Having Wagner in their corner has brought renewed belief for this family.

“It takes a lot of pressure off of me,” said Gregory Sr. “When you’re playing for a future Hall of Famer, he knows the game well. And he’s definitely on her side. Where he goes, he talks about Naomi, whether it’s on television or [otherwise]. So it’s a good feeling. Especially [coming from] a person who’s in this position to say, ‘Yeah, she’s good enough to do it.’”

Wagner has four children of his own, including Kason Wagner, who also plays at the Miller School.
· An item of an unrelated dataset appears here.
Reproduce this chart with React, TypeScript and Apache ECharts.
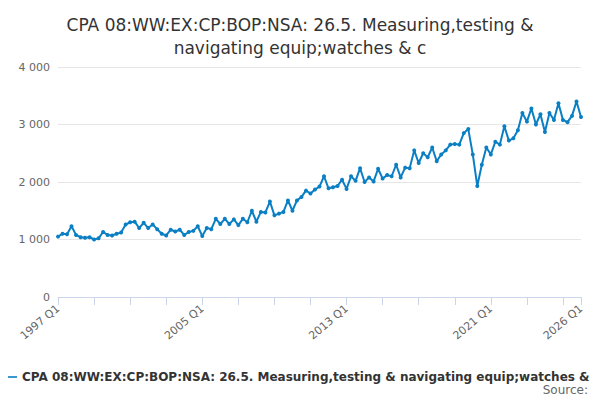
import { useEffect, useRef } from 'react'
import * as echarts from 'echarts'

const years = Array.from({ length: 30 }, (_, i) => 1997 + i)
const quarters = years.flatMap((y) => ['Q1', 'Q2', 'Q3', 'Q4'].map((q) => `${y} ${q}`)).slice(0, 117)

const values = [
  1050, 1100, 1090, 1230, 1080, 1040, 1030, 1040, 1000, 1020, 1130, 1080,
  1070, 1100, 1120, 1260, 1300, 1310, 1200, 1290, 1200, 1260, 1180, 1100,
  1070, 1170, 1140, 1170, 1080, 1130, 1150, 1230, 1060, 1200, 1180, 1360,
  1270, 1360, 1270, 1350, 1250, 1360, 1300, 1500, 1310, 1480, 1470, 1660,
  1420, 1450, 1480, 1680, 1500, 1680, 1740, 1850, 1800, 1870, 1920, 2100,
  1890, 1910, 1930, 2040, 1880, 2100, 2020, 2240, 2000, 2080, 2010, 2230,
  2060, 2120, 2100, 2300, 2080, 2250, 2240, 2550, 2330, 2500, 2430, 2600,
  2360, 2480, 2550, 2650, 2660, 2650, 2850, 2920, 2480, 1930, 2300, 2600,
  2480, 2700, 2650, 2970, 2720, 2760, 2900, 3200, 3050, 3280, 3000, 3180,
  2870, 3200, 3080, 3370, 3080, 3040, 3150, 3400, 3130,
]

const seriesName = 'CPA 08:WW:EX:CP:BOP:NSA: 26.5. Measuring,testing & navigating equip;watches & c'
const labelIdx = [0, 32, 64, 96, 116]

export default function App() {
  const ref = useRef<HTMLDivElement>(null)

  useEffect(() => {
    if (!ref.current) return
    const chart = echarts.init(ref.current, undefined, { renderer: 'svg' })
    chart.setOption({
      animation: false,
      textStyle: { fontFamily: 'DejaVu Sans' },
      title: {
        text: 'CPA 08:WW:EX:CP:BOP:NSA: 26.5. Measuring,testing &\nnavigating equip;watches & c',
        left: 'center',
        top: 0,
        textStyle: { fontSize: 17, fontWeight: 'normal', color: '#333', lineHeight: 23 },
      },
      grid: { left: 50, right: 11, top: 59, bottom: 103 },
      xAxis: {
        type: 'category',
        data: quarters,
        boundaryGap: false,
        axisLine: { lineStyle: { color: '#ccd6eb' } },
        axisTick: { alignWithLabel: true, interval: (i: number) => i % 8 === 0 || i === 116, lineStyle: { color: '#ccd6eb' }, length: 8 },
        axisLabel: {
          interval: (i: number) => labelIdx.includes(i),
          rotate: 40,
          color: '#666',
          fontSize: 11,
          margin: 10,
        },
      },
      yAxis: {
        type: 'value',
        min: 0,
        max: 4000,
        interval: 1000,
        axisLabel: {
          color: '#666',
          fontSize: 11,
          formatter: (v: number) => (v >= 1000 ? `${Math.floor(v / 1000)} ${String(v % 1000).padStart(3, '0')}` : `${v}`),
        },
        splitLine: { lineStyle: { color: '#e6e6e6' } },
      },
      legend: {
        left: -12,
        top: 358,
        icon: 'path://M0,0 L20,0 L20,2 L0,2 Z',
        itemWidth: 16,
        itemHeight: 2,
        textStyle: { fontSize: 12, color: '#333', fontWeight: 'bold' },
      },
      graphic: [
        { type: 'text', right: 4, top: 376, style: { text: 'Source:', fontSize: 12, fill: '#666', fontFamily: 'DejaVu Sans' } },
      ],
      series: [
        {
          name: seriesName,
          type: 'line',
          data: values,
          color: '#0a7fc4',
          symbol: 'circle',
          symbolSize: 4,
          showAllSymbol: true,
          lineStyle: { width: 2 },
        },
      ],
    })
    return () => chart.dispose()
  }, [])

  return <div ref={ref} style={{ width: 584, height: 392 }} />
}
Billy Wagner might be as invested in Naomi’s future as he would be with one of his own, but that also means he will hold her to similar standards.

“Yeah, he’s hard on her at times,” Gregory Sr. said, allowing himself a wry smile. “But I think I’m still much harder on her.”

Wagner might be as invested in Naomi’s future as he would be with one of his own, but that also means he will hold her to similar standards.

Neither is as hard on Naomi as she is on herself. But just as she’s her own biggest critic, she’s also her own biggest confidence builder.

If it comes from within, no one can take it away.

“If I have a bad game, I always wonder, like, ‘Oh, am I meant to do this? Or maybe I should just play softball,’” said Ryan. “But then I remember why I love this game, why I started it. And that brings me back.”

Maybe that’s the source of her effect on her Miller School teammates, the reason why she was named one of the team captains and why everyone is better when she’s around: pure and simple love of the game.

“She is that young lady that our guys rally around,” said Wagner. “They see what she has to do.”